With Three tangents Lemma and Degenerate circiles it is obvious.

Note the Three Tangents Lemma shows that $\overline{ME}$, $\overline{MF}$ and $\overline{TA}$ are tangent to $(AEF)$. Consider $M = \omega$ as a circle with radius $0$. Notice that the radical axis of $\omega$ and $(AEF)$ is $\overline{KL}$. Hence, \[TA^2 = \operatorname{Pow}_{(AEF)} (T) = \operatorname{Pow}_{\omega} (T) = TM^2-R^2 = TM^2. \ \square\]

It's well known that $ME$, $MF$ and $AT$ are tangents to $(AEF)$. Then construct circle $M$ with radius $0$. We have $LF^2$ being the power of $L$ wrt $(AEF)$ but $LF^2 = LM^2$ so $L$ lies on the radical axis of $M$ and $(AEF)$ and so does $K$, similarly. Then $T$ lies on the radical axis of $M$ and $(AEF)$ so $TA^2 = TM^2$ finishes.

wow is this cool. Denote by $G$ the circle $(AED)$, and by $g$ the point circle at $M$. Observe that due to the three tangents lemma (EGMO Chapter 1), $ME, MD, AT$ are tangent to $G$. But now notice that $KL$ is the radax of $G, g$, so $Pow_G(T) = Pow_g(T) \iff TA^2 = TM^2 \iff TA = TM$. $\square$

$ $

$\angle C=\angle ADE=\angle CAT$ implies $TA$ is tangent to $(ADHE)$. On the other hand let $F$ be the altitude of $A$. Then $$\angle BCD=\angle MFD=\angle BAF$$thus, $MD$ and $ME$ are tangents to $ADHE$. For the point circle of $M$ with zero diameter, $KL$ is the radical axis of $(ADHE)$ and $M$. Thus, for tangents $TA$ and $TM$, we conclude as $T$ is being on $KL$ radical axis implies $TA=TM$ as desired.

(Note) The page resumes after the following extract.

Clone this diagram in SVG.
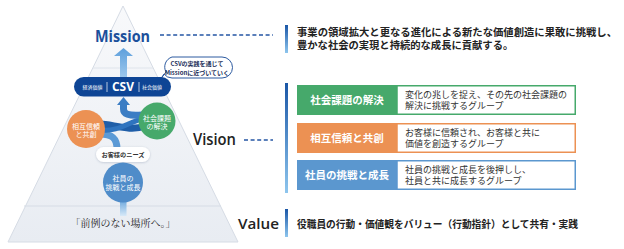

By the well known and easily proven three tangents lemma, $MD$ and $ME$ are tangent to $(ADE)$. But then $L$ and $K$ have equal powers with respect to this circle and the zero circle at point $M$ from the midpoints. Hence line $LK$ is the radical axis of these two circles and every point on it including $T$ has equal powers, which is enough to finish.

Well known solution but $T$ is just the radical centre of point circles $A$;$M$ and $(AED)$.